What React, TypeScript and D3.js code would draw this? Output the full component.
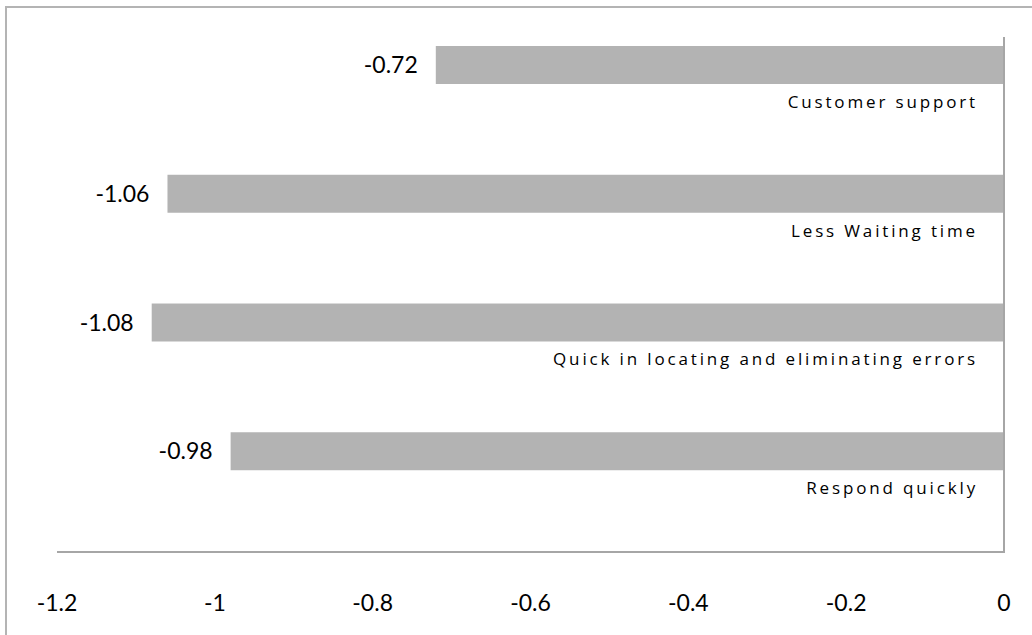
import React from "react";
import * as d3 from "d3";

const categories = [
  "Customer support",
  "Less Waiting time",
  "Quick in locating and eliminating errors",
  "Respond quickly",
];
const values = [-0.72, -1.06, -1.08, -0.98];
const tickValues = [-1.2, -1, -0.8, -0.6, -0.4, -0.2, 0];

const W = 1032;
const H = 635;

const fmt = (v: number) => String(v);

export default function App() {
  const x = d3.scaleLinear().domain([-1.2, 0]).range([57, 1004]);
  const y = d3.scaleBand<string>().domain(categories).range([37, 552]);
  const bw = y.bandwidth();
  const numFont = "Lato, 'Open Sans', sans-serif";
  const catFont = "'Open Sans', 'DejaVu Sans', sans-serif";
  return (
    <svg
      width={W}
      height={H}
      style={{ position: "absolute", left: 0, top: 0, background: "#fff" }}
    >
      <rect x={6} y={7} width={W + 10} height={H + 10} fill="#fff" stroke="#b4b4b4" strokeWidth={2} />
      {categories.map((c, i) => {
        const v = values[i];
        const top = (y(c) as number) + bw * 0.07;
        const h = bw * 0.295;
        return (
          <g key={c}>
            <rect x={x(v)} y={top} width={x(0) - x(v)} height={h} fill="#b3b3b3" />
            <text
              x={x(v) - 18}
              y={top + h / 2 + 8}
              textAnchor="end"
              fontFamily={numFont}
              fontSize={23}
              fill="#000"
            >
              {fmt(v)}
            </text>
            <text
              x={978}
              y={top + h + 24}
              textAnchor="end"
              fontFamily={catFont}
              fontSize={17}
              letterSpacing={2.85}
              fill="#000"
            >
              {c}
            </text>
          </g>
        );
      })}
      <line x1={x(-1.2)} x2={x(0) + 1} y1={552} y2={552} stroke="#a6a6a6" strokeWidth={2} />
      <line x1={x(0)} x2={x(0)} y1={37} y2={553} stroke="#a6a6a6" strokeWidth={2} />
      {tickValues.map((t) => (
        <text
          key={t}
          x={x(t)}
          y={611}
          textAnchor="middle"
          fontFamily={numFont}
          fontSize={23}
          fill="#000"
        >
          {fmt(t)}
        </text>
      ))}
    </svg>
  );
}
####################
Copy every line of the data exactly as written, excluding the pictures.

**SOLUTION TO THIS TASK**
What React, TypeScript and D3.js code would draw this? Output the full component.
import React from "react";
import * as d3 from "d3";

const categories = [
  "Customer support",
  "Less Waiting time",
  "Quick in locating and eliminating errors",
  "Respond quickly",
];
const values = [-0.72, -1.06, -1.08, -0.98];
const tickValues = [-1.2, -1, -0.8, -0.6, -0.4, -0.2, 0];

const W = 1032;
const H = 635;

const fmt = (v: number) => String(v);

export default function App() {
  const x = d3.scaleLinear().domain([-1.2, 0]).range([57, 1004]);
  const y = d3.scaleBand<string>().domain(categories).range([37, 552]);
  const bw = y.bandwidth();
  const numFont = "Lato, 'Open Sans', sans-serif";
  const catFont = "'Open Sans', 'DejaVu Sans', sans-serif";
  return (
    <svg
      width={W}
      height={H}
      style={{ position: "absolute", left: 0, top: 0, background: "#fff" }}
    >
      <rect x={6} y={7} width={W + 10} height={H + 10} fill="#fff" stroke="#b4b4b4" strokeWidth={2} />
      {categories.map((c, i) => {
        const v = values[i];
        const top = (y(c) as number) + bw * 0.07;
        const h = bw * 0.295;
        return (
          <g key={c}>
            <rect x={x(v)} y={top} width={x(0) - x(v)} height={h} fill="#b3b3b3" />
            <text
              x={x(v) - 18}
              y={top + h / 2 + 8}
              textAnchor="end"
              fontFamily={numFont}
              fontSize={23}
              fill="#000"
            >
              {fmt(v)}
            </text>
            <text
              x={978}
              y={top + h + 24}
              textAnchor="end"
              fontFamily={catFont}
              fontSize={17}
              letterSpacing={2.85}
              fill="#000"
            >
              {c}
            </text>
          </g>
        );
      })}
      <line x1={x(-1.2)} x2={x(0) + 1} y1={552} y2={552} stroke="#a6a6a6" strokeWidth={2} />
      <line x1={x(0)} x2={x(0)} y1={37} y2={553} stroke="#a6a6a6" strokeWidth={2} />
      {tickValues.map((t) => (
        <text
          key={t}
          x={x(t)}
          y={611}
          textAnchor="middle"
          fontFamily={numFont}
          fontSize={23}
          fill="#000"
        >
          {fmt(t)}
        </text>
      ))}
    </svg>
  );
}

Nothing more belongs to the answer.